On July 26 San Diego city voters overwhelmingly approved a measure to transfer Mount Soledad Memorial to the U.S. Interior Department in the expectation that the cross would be maintained.  On Oct. 7, Superior Court Judge Patricia Yim Cowett forbade the transfer, saying it would be  “an unconstitutional aid to religion in violation of Article XVI, Section 5, of the California Constitution.” 

As this column was being written, the matter still pended before U.S. District Court Judge Gordon Thompson Jr., who previously had ruled that the cross’s permanent location on public property is unconstitutional. McElroy said he planned to ask the federal judge to set a deadline for the city to remove the cross from the public park, and to fine the city $10,000 per day after that deadline for every day the city fails to comply with the order.

McElroy told the AJC members that constitutional protections for the rights of minorities are not subject to popular vote.  “What if people in Montgomery County (Alabama) voted when Rosa Parks decided she didn’t want to sit in the back of the bus?” asked the attorney in reference to the incident generally credited with sparking the U.S. Civil Rights movement.

Saying the struggle over Mount Soledad was one to end governmental preference for one religion over another, McElroy said only recently have forces intent on saving the cross been trying to convert it into a war memorial. 

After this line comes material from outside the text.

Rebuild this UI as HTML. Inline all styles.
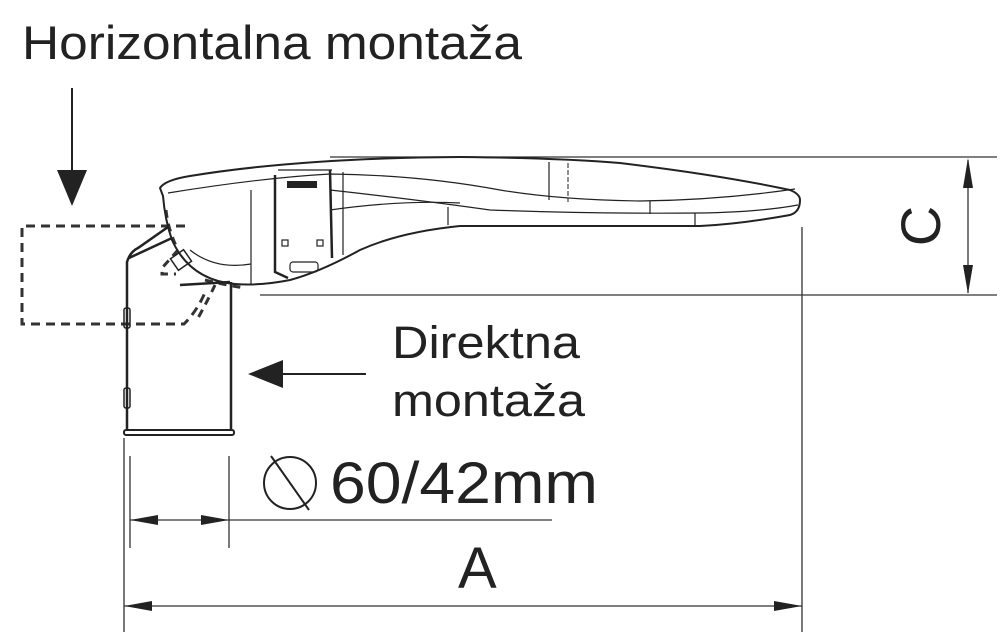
<!DOCTYPE html>
<html><head><meta charset="utf-8"><style>
html,body{margin:0;padding:0;background:#fff;}
svg{display:block;}
text{font-family:"Liberation Sans",sans-serif;fill:#222;}
</style></head><body>
<svg width="1008" height="643" viewBox="0 0 1008 643" xmlns="http://www.w3.org/2000/svg">
<text x="22" y="59" font-size="47" textLength="500" lengthAdjust="spacingAndGlyphs">Horizontalna montaža</text>
<!-- down arrow -->
<line x1="72" y1="88" x2="72" y2="175" stroke="#222" stroke-width="2"/>
<polygon points="57,170 87,170 72,206" fill="#222"/>
<!-- dashed horizontal mount -->
<path d="M185,226 L22,226 L22,324 L184,324 Q198,310 206,290" fill="none" stroke="#333" stroke-width="3" stroke-dasharray="9,6"/>
<path d="M166,210 Q168,230 178,250 L162,268 L162,274 L176,274" fill="none" stroke="#333" stroke-width="3" stroke-dasharray="8,6"/>
<path d="M215,285 Q208,300 198,318" fill="none" stroke="#333" stroke-width="3" stroke-dasharray="8,6"/>
<path d="M205,280 Q225,285 245,288" fill="none" stroke="#333" stroke-width="3" stroke-dasharray="8,6"/>
<!-- dimension lines -->
<line x1="330" y1="157" x2="997" y2="157" stroke="#333" stroke-width="1.3"/>
<line x1="260" y1="295" x2="997" y2="295" stroke="#333" stroke-width="1.3"/>
<line x1="968" y1="160" x2="968" y2="293" stroke="#333" stroke-width="1.3"/>
<polygon points="963,188 973,188 968,158" fill="#222"/>
<polygon points="963,265 973,265 968,294" fill="#222"/>
<text x="0" y="0" font-size="56" transform="translate(940,226) rotate(-90)" text-anchor="middle">C</text>
<line x1="802" y1="227" x2="802" y2="632" stroke="#333" stroke-width="1.3"/>
<!-- lamp body -->
<g fill="none" stroke="#222" stroke-width="2">
<path d="M160,188 Q165,180 190,176 Q300,158 460,157 Q560,158 620,163 Q720,175 790,190 Q800,194 800,200 Q800,212 790,215 Q740,224 700,226 L460,226 Q400,232 360,250 Q320,272 290,280 Q260,286 235,284 Q190,280 172,240 Q165,220 163,196 Z"/>
<path d="M168,193 Q260,178 330,174 Q420,175 500,190 Q560,200 640,201 Q720,200 795,189" stroke-width="1.2"/>
<path d="M330,190 Q420,200 490,210 Q600,214 700,213 Q760,212 798,205" stroke-width="1.2"/>
<path d="M330,210 Q400,200 460,203" stroke-width="1.2"/>
<path d="M275,175 L275,272 L288,278" stroke-width="2.5"/>
<path d="M330,170 L332,258" stroke-width="2.5"/>
<path d="M278,170 L332,170" stroke-width="1.2"/>
<path d="M251,190 L251,284" stroke-width="1.2"/>
<path d="M343,172 L343,255" stroke-width="1.2"/>
<rect x="288" y="182" width="28" height="5" fill="#222"/>
<rect x="282" y="240" width="6" height="6" stroke-width="1.2"/>
<rect x="317" y="240" width="6" height="6" stroke-width="1.2"/>
<rect x="290" y="262" width="28" height="10" rx="3" stroke-width="1.2"/>
<path d="M190,250 Q215,270 251,264" stroke-width="1.2"/>
<line x1="549" y1="162" x2="549" y2="200" stroke-width="1.2"/>
<line x1="568" y1="163" x2="568" y2="202" stroke-width="1" stroke-dasharray="5,2"/>
<line x1="650" y1="201" x2="650" y2="214" stroke-width="1.2"/>
<line x1="695" y1="213" x2="695" y2="225" stroke-width="1.2"/>
<line x1="448" y1="207" x2="448" y2="225" stroke-width="1.2"/>
</g>
<!-- pole -->
<g fill="none" stroke="#222" stroke-width="2.5">
<path d="M127,430 L127,262 Q130,252 138,248 L168,227"/>
<path d="M129,258 L172,238"/>
<path d="M231,430 L231,282"/>
<path d="M180,285 L230,282"/>
<rect x="173" y="253" width="16" height="14" transform="rotate(-35 181 260)" stroke-width="1.5"/>
<rect x="124" y="430" width="110" height="5" rx="2" stroke-width="2"/>
<rect x="124" y="308" width="6" height="20" rx="2" stroke-width="1.5"/>
<rect x="124" y="388" width="6" height="20" rx="2" stroke-width="1.5"/>
</g>
<!-- direct mount label -->
<text x="392" y="358" font-size="45" textLength="188" lengthAdjust="spacingAndGlyphs">Direktna</text>
<text x="392" y="416" font-size="45" textLength="193" lengthAdjust="spacingAndGlyphs">montaža</text>
<line x1="275" y1="374" x2="366" y2="374" stroke="#222" stroke-width="2"/>
<polygon points="248,374 283,360 283,388" fill="#222"/>
<!-- 60/42 dimension -->
<line x1="124" y1="438" x2="124" y2="632" stroke="#333" stroke-width="1.3"/>
<line x1="130" y1="456" x2="130" y2="548" stroke="#333" stroke-width="1.3"/>
<line x1="229" y1="456" x2="229" y2="548" stroke="#333" stroke-width="1.3"/>
<line x1="130" y1="520" x2="552" y2="520" stroke="#333" stroke-width="1.3"/>
<polygon points="130,520 158,515 158,525" fill="#222"/>
<polygon points="229,520 201,515 201,525" fill="#222"/>
<circle cx="290" cy="483" r="26" fill="none" stroke="#222" stroke-width="2"/>
<line x1="271" y1="456" x2="309" y2="510" stroke="#222" stroke-width="2"/>
<text x="330" y="503" font-size="58" textLength="268" lengthAdjust="spacingAndGlyphs">60/42mm</text>
<!-- A dimension -->
<line x1="124" y1="606" x2="802" y2="606" stroke="#333" stroke-width="1.3"/>
<polygon points="124,606 152,601 152,611" fill="#222"/>
<polygon points="802,606 774,601 774,611" fill="#222"/>
<text x="458" y="588" font-size="58">A</text>
</svg>
</body></html>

“The cross was dedicated on an Easter Sunday,” he said.  “It had been the site of Easter Sunday sunrise services until the suit (by Paulson) was filed (in 1989).”  He paraphrased a rabbi, whom he did not identify, as telling him that while he has been asked to officiate at weddings at venues all over the county, not once has any Jewish couple asked to be married under the cross.

Charles LiMandri, who is the attorney for the Thomas More Law Center, was selected by City Attorney Michael Aguirre to represent the city in the case before Judge Cowett. The Thomas More Center describes itself as being “dedicated to the defense and promotion of the religious freedom of Christians.” 

McElroy said Aguirre believes the city should abandon its efforts to resist the removal of the cross, but appointed LiMandri in an effort to demonstrate his fairness to advocates for the cross.  Whatever Aguirre’s intentions, said McElroy, this was just one more example of the city aligning itself with the cause of one religion over others.

In a question-and-answer session, McElroy was asked about the position of rival mayoral candidates Jerry Sanders and Donna Frye.  He responded that while Frye has been cagey in her answers about the case, she has voted in the past to comply with court rulings and end the city’s appeals.  Sanders, on the other hand, has described the cross as a “San Diego landmark” and has promised to do everything he can to preserve it.

Asked if the removal of the cross would lead to actions against other religious symbols in public places—such as the many frescoes in Balboa Park showing Father Junipero Serra holding a cross, or the brick cross and statue of a padre at Presidio Park (the site of the original Mission San Diego), or the former Temple Beth Israel in Heritage Park—McElroy responded that unlike the large cross atop Mount Soledad, these other displays “do not send the message of a pre-eminent symbol.”